• **Stated problem**
Pictures are not part of the copy. Retype the lines from the first one through the line that contains "const yTicks = [0, -20, -40, -60, -80];".

---- Dataset extract

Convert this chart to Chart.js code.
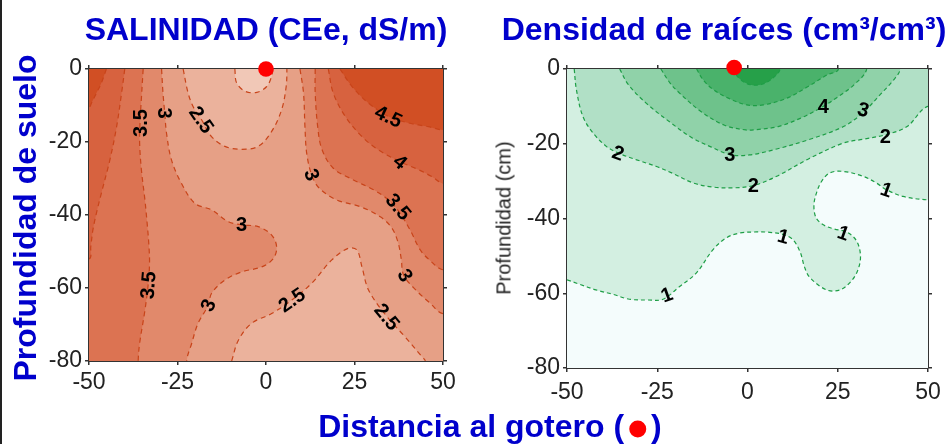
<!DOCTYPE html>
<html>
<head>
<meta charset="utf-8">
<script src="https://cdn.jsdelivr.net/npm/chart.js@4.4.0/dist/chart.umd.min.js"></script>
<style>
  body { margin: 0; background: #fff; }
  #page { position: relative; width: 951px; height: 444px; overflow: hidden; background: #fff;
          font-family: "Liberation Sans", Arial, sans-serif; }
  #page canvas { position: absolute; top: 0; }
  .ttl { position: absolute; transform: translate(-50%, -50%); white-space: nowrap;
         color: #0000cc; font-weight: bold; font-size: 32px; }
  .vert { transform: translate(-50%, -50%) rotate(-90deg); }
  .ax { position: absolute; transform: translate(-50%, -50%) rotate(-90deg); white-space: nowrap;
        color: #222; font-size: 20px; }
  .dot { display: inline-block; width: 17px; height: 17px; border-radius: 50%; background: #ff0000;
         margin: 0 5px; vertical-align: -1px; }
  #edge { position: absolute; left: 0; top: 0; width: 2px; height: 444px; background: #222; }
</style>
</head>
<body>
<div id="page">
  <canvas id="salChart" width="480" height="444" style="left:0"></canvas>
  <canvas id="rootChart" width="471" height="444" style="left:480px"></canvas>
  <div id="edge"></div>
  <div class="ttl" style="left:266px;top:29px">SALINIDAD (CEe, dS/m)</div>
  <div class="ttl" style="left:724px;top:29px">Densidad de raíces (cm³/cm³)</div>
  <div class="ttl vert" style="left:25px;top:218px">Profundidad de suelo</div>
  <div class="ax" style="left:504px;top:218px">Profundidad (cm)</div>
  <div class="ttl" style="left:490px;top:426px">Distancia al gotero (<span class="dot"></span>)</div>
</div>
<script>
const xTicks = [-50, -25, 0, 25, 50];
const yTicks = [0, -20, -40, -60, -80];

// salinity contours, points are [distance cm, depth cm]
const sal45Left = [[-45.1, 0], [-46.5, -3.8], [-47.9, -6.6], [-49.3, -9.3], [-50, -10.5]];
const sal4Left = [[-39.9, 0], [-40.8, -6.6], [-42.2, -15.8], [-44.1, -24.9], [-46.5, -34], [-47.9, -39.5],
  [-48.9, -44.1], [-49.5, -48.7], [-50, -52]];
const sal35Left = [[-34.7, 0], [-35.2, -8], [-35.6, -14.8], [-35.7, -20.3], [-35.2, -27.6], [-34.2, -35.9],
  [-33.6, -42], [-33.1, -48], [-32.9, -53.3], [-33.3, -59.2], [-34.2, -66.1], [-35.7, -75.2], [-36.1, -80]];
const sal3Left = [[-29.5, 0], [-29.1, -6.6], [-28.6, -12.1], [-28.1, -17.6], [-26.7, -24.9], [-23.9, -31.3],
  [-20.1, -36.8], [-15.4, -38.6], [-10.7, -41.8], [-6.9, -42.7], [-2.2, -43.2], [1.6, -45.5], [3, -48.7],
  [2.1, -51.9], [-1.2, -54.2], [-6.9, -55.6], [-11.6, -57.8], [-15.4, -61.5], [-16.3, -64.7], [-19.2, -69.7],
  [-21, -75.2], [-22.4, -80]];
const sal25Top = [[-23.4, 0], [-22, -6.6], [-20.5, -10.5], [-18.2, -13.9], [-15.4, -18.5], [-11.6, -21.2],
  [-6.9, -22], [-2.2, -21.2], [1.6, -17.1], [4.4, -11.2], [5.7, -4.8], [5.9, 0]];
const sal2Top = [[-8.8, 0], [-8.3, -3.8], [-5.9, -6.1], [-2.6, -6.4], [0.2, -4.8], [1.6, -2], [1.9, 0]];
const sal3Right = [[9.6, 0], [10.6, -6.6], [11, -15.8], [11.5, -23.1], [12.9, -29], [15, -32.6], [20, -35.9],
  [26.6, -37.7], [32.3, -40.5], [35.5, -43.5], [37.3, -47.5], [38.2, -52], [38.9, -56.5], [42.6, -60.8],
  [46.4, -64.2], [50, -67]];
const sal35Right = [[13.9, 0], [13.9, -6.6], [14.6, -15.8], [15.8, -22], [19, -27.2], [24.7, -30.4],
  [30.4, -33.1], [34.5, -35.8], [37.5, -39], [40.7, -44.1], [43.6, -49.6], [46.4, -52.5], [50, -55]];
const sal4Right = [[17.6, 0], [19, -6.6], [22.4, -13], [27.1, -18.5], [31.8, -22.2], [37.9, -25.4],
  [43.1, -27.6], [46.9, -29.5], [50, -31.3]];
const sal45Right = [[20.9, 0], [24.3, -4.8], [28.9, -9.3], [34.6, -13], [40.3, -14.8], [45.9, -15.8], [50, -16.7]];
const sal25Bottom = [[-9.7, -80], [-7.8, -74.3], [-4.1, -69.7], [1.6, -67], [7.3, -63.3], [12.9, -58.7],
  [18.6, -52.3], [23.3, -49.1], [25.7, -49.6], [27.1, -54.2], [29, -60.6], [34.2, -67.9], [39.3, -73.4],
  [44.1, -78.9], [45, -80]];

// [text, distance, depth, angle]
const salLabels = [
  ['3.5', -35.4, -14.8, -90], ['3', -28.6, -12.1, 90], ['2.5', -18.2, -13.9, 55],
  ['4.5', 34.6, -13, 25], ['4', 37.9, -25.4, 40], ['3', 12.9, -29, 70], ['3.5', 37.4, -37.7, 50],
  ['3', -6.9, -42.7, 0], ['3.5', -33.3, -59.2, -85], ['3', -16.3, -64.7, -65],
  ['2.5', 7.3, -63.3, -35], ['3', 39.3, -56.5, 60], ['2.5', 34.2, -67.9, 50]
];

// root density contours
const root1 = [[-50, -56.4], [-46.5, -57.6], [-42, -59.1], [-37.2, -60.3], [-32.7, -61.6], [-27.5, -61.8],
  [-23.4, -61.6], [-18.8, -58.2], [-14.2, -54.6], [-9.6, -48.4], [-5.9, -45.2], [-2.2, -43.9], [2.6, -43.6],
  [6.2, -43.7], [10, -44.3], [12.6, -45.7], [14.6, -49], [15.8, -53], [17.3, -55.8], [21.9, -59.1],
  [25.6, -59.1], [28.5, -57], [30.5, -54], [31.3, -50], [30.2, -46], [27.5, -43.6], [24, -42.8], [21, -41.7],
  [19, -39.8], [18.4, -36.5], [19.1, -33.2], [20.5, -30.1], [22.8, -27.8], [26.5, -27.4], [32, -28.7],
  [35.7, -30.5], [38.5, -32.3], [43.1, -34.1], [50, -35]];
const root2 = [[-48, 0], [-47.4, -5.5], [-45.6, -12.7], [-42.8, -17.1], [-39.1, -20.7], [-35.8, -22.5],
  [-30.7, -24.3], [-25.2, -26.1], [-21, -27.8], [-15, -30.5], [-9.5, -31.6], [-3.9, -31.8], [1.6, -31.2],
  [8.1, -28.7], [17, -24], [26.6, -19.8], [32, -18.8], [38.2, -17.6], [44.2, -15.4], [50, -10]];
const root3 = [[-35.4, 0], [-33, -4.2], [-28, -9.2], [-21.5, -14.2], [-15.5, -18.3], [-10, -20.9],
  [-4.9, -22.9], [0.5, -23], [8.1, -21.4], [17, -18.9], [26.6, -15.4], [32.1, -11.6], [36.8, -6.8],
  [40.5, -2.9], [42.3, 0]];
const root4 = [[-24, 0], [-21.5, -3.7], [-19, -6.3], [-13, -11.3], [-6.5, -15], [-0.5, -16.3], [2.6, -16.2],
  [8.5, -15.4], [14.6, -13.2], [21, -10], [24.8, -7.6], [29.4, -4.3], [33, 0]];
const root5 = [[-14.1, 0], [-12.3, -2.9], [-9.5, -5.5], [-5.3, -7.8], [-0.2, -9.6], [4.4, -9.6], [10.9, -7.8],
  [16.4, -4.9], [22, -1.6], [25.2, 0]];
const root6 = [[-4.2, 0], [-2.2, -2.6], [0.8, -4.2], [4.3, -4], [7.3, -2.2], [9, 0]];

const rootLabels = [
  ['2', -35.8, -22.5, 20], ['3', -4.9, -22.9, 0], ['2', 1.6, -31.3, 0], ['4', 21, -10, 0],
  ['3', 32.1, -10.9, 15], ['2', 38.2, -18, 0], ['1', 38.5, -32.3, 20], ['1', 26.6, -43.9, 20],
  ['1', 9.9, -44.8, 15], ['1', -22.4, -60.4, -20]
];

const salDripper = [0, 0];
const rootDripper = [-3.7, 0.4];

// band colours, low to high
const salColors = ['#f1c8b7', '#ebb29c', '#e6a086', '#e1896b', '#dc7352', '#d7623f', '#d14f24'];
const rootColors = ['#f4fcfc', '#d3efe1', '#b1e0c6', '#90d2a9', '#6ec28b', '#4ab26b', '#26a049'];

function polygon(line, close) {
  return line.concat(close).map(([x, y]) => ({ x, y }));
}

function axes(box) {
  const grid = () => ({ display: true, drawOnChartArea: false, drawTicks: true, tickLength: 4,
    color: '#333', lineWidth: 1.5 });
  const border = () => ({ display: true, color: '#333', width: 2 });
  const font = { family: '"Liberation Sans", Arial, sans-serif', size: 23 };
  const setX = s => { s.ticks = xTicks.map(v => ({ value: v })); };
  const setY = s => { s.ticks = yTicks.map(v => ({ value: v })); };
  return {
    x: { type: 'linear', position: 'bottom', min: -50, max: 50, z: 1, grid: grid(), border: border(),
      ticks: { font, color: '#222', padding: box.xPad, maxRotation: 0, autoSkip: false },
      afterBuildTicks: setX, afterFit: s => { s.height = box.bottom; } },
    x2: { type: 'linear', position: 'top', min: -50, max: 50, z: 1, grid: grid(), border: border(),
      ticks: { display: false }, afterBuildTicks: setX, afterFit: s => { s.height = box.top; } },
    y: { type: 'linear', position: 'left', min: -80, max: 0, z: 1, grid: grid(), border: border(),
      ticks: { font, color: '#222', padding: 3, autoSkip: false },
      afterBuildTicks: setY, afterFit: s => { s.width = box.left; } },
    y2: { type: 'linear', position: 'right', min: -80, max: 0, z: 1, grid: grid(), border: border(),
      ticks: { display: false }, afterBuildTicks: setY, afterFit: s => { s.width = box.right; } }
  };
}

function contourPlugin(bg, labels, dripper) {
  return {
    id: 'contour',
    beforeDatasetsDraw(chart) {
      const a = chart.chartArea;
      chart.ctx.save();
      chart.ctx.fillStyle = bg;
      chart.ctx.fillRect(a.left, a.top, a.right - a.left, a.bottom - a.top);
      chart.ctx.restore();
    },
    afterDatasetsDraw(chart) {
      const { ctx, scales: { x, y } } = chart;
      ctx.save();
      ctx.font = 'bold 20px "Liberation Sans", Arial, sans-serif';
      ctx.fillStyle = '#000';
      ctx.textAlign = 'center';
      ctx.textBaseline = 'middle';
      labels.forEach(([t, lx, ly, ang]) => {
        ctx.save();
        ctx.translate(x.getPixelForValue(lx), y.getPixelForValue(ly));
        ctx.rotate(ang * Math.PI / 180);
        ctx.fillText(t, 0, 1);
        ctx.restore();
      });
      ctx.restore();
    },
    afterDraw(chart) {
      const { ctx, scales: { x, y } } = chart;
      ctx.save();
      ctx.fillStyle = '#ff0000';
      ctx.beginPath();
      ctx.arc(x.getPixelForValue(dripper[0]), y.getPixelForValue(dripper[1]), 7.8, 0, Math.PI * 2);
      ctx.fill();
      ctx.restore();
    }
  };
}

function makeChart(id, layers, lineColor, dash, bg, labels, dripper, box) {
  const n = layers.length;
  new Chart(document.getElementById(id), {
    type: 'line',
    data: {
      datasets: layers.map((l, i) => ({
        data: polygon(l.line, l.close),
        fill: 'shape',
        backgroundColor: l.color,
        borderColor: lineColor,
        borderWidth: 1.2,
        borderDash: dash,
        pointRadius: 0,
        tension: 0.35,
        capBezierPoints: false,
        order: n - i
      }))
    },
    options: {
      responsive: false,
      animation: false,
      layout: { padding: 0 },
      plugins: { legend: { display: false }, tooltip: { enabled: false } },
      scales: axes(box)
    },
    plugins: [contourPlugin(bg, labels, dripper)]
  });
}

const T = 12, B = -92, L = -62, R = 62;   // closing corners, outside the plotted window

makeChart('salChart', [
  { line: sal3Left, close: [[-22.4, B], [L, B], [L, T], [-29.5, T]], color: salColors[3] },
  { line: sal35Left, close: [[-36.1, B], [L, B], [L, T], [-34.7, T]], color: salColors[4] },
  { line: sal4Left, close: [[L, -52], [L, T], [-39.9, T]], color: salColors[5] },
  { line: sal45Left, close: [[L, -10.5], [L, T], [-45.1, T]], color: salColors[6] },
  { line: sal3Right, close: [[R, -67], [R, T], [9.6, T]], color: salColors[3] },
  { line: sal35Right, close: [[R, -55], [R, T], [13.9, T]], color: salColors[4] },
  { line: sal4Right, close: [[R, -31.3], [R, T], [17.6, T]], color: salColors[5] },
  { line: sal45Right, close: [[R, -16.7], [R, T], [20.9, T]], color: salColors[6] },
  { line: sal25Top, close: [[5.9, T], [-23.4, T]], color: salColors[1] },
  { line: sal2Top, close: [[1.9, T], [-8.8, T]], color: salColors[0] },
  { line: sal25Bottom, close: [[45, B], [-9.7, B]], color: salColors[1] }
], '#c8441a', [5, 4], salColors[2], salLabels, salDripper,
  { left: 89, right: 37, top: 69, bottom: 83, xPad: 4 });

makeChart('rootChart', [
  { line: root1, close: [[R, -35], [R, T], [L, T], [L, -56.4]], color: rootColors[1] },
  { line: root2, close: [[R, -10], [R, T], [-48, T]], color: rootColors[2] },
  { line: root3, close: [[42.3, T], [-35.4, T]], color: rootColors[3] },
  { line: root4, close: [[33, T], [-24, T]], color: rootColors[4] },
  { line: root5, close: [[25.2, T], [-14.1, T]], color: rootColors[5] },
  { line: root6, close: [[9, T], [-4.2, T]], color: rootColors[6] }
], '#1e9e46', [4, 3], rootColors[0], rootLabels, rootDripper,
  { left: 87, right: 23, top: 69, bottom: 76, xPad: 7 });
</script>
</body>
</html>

--------

• **Response**
Convert this chart to Chart.js code.
<!DOCTYPE html>
<html>
<head>
<meta charset="utf-8">
<script src="https://cdn.jsdelivr.net/npm/chart.js@4.4.0/dist/chart.umd.min.js"></script>
<style>
  body { margin: 0; background: #fff; }
  #page { position: relative; width: 951px; height: 444px; overflow: hidden; background: #fff;
          font-family: "Liberation Sans", Arial, sans-serif; }
  #page canvas { position: absolute; top: 0; }
  .ttl { position: absolute; transform: translate(-50%, -50%); white-space: nowrap;
         color: #0000cc; font-weight: bold; font-size: 32px; }
  .vert { transform: translate(-50%, -50%) rotate(-90deg); }
  .ax { position: absolute; transform: translate(-50%, -50%) rotate(-90deg); white-space: nowrap;
        color: #222; font-size: 20px; }
  .dot { display: inline-block; width: 17px; height: 17px; border-radius: 50%; background: #ff0000;
         margin: 0 5px; vertical-align: -1px; }
  #edge { position: absolute; left: 0; top: 0; width: 2px; height: 444px; background: #222; }
</style>
</head>
<body>
<div id="page">
  <canvas id="salChart" width="480" height="444" style="left:0"></canvas>
  <canvas id="rootChart" width="471" height="444" style="left:480px"></canvas>
  <div id="edge"></div>
  <div class="ttl" style="left:266px;top:29px">SALINIDAD (CEe, dS/m)</div>
  <div class="ttl" style="left:724px;top:29px">Densidad de raíces (cm³/cm³)</div>
  <div class="ttl vert" style="left:25px;top:218px">Profundidad de suelo</div>
  <div class="ax" style="left:504px;top:218px">Profundidad (cm)</div>
  <div class="ttl" style="left:490px;top:426px">Distancia al gotero (<span class="dot"></span>)</div>
</div>
<script>
const xTicks = [-50, -25, 0, 25, 50];
const yTicks = [0, -20, -40, -60, -80];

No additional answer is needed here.